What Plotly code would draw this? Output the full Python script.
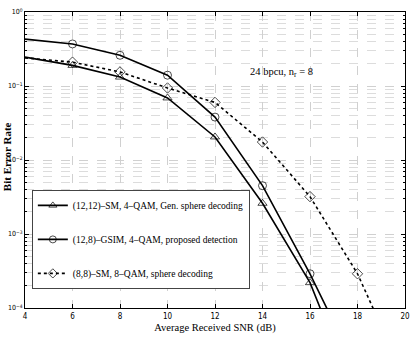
import plotly.graph_objects as go

snr = [4, 6, 8, 10, 12, 14, 16, 18]
snr_sm8 = [4, 6, 8, 10, 12, 14, 16, 18, 20]

ber_sm_gen = [0.246, 0.19, 0.132, 0.069, 0.0205, 0.0026, 2.2e-4, 5.5e-6]
ber_gsim = [0.43, 0.37, 0.26, 0.14, 0.038, 0.0045, 2.9e-4, 1.4e-5]
ber_sm8 = [0.24, 0.21, 0.155, 0.094, 0.06, 0.0175, 0.0032, 2.9e-4, 1.1e-5]

names = [
    "(12,12)–SM, 4–QAM, Gen. sphere decoding",
    "(12,8)–GSIM, 4–QAM, proposed detection",
    "(8,8)–SM, 8–QAM, sphere decoding",
]

y_tickvals = [1e-4, 1e-3, 1e-2, 1e-1, 1]
y_ticktext = ["10<sup>−4</sup>", "10<sup>−3</sup>", "10<sup>−2</sup>", "10<sup>−1</sup>", "10<sup>0</sup>"]
y_minorvals = [k * 10.0 ** e for e in range(-4, 0) for k in range(2, 10)]

serif = "Liberation Serif, Times New Roman, serif"
narrow = "Liberation Sans Narrow, DejaVu Sans Condensed, Liberation Sans, sans-serif"


def sizes(n):
    # no marker on the first (x=4) point
    return [0] + [8] * (n - 1)


fig = go.Figure()
fig.add_trace(go.Scatter(
    x=snr, y=ber_sm_gen, name=names[0], mode="lines+markers", legendgroup="a",
    line=dict(color="black", width=1.6),
    marker=dict(symbol="triangle-up-open", size=sizes(len(snr)), color="black", line=dict(width=1)),
))
fig.add_trace(go.Scatter(
    x=snr, y=ber_gsim, name=names[1], mode="lines+markers", legendgroup="b",
    line=dict(color="black", width=1.6),
    marker=dict(symbol="circle-open", size=sizes(len(snr)), color="black", line=dict(width=1)),
))
fig.add_trace(go.Scatter(
    x=snr_sm8, y=ber_sm8, name=names[2], mode="lines+markers", legendgroup="c",
    line=dict(color="black", width=1.6, dash="dot"),
    marker=dict(symbol="diamond-open", size=sizes(len(snr_sm8)), color="black", line=dict(width=1)),
))

fig.add_annotation(
    x=14.8, y=-0.82, xref="x", yref="y", showarrow=False,
    text="24 bpcu, n<sub>r</sub> = 8", font=dict(family=serif, size=10.5, color="black"),
)
# y-axis title placed by hand so it sits tight against the tick labels
fig.add_annotation(
    x=-0.047, y=0.51, xref="paper", yref="paper", xanchor="center", yanchor="middle",
    showarrow=False, textangle=-90, borderpad=0,
    text="<b>Bit Error Rate</b>", font=dict(family=serif, size=11, color="black"),
)

axis_common = dict(
    showline=True, linecolor="black", linewidth=1, mirror="ticks",
    ticks="inside", ticklen=4, tickcolor="black",
    gridcolor="#d0d0d0", griddash="dash", zeroline=False, automargin=False,
)

fig.update_xaxes(
    range=[4, 20], dtick=2, tick0=4,
    tickfont=dict(family=narrow, size=8, color="black"),
    title=dict(text="Average Received SNR (dB)", font=dict(family=serif, size=10.5, color="black"), standoff=4),
    **axis_common,
)
fig.update_yaxes(
    type="log", range=[-4, 0], tickvals=y_tickvals, ticktext=y_ticktext, ticklabelstandoff=0,
    tickfont=dict(family=narrow, size=7, color="black"),
    minor=dict(tickvals=y_minorvals, showgrid=True, gridcolor="#dcdcdc", griddash="dash",
               ticks="inside", ticklen=2, tickcolor="black"),
    **axis_common,
)

fig.update_layout(
    width=415, height=346,
    margin=dict(l=25, r=10, t=12, b=38, autoexpand=False),
    plot_bgcolor="white", paper_bgcolor="white",
    showlegend=True,
    legend=dict(
        x=0.018, y=0.399, xanchor="left", yanchor="top",
        bgcolor="white", bordercolor="#444", borderwidth=1,
        font=dict(family=serif, size=9.5, color="black"),
        tracegroupgap=15, itemwidth=30,
    ),
)

# drop the page's default 8px body margin so the figure sits at the window's corner
fig.write_html("out.html", config={"displayModeBar": False},
               post_script="document.body.style.margin='0px';")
========
Required work:
Repeat only what lies between the start of the data and the end of the line containing "snr_sm8 = [4, 6, 8, 10, 12, 14, 16, 18, 20]", exactly, with pictures left out.

Worked solution:
What Plotly code would draw this? Output the full Python script.
import plotly.graph_objects as go

snr = [4, 6, 8, 10, 12, 14, 16, 18]
snr_sm8 = [4, 6, 8, 10, 12, 14, 16, 18, 20]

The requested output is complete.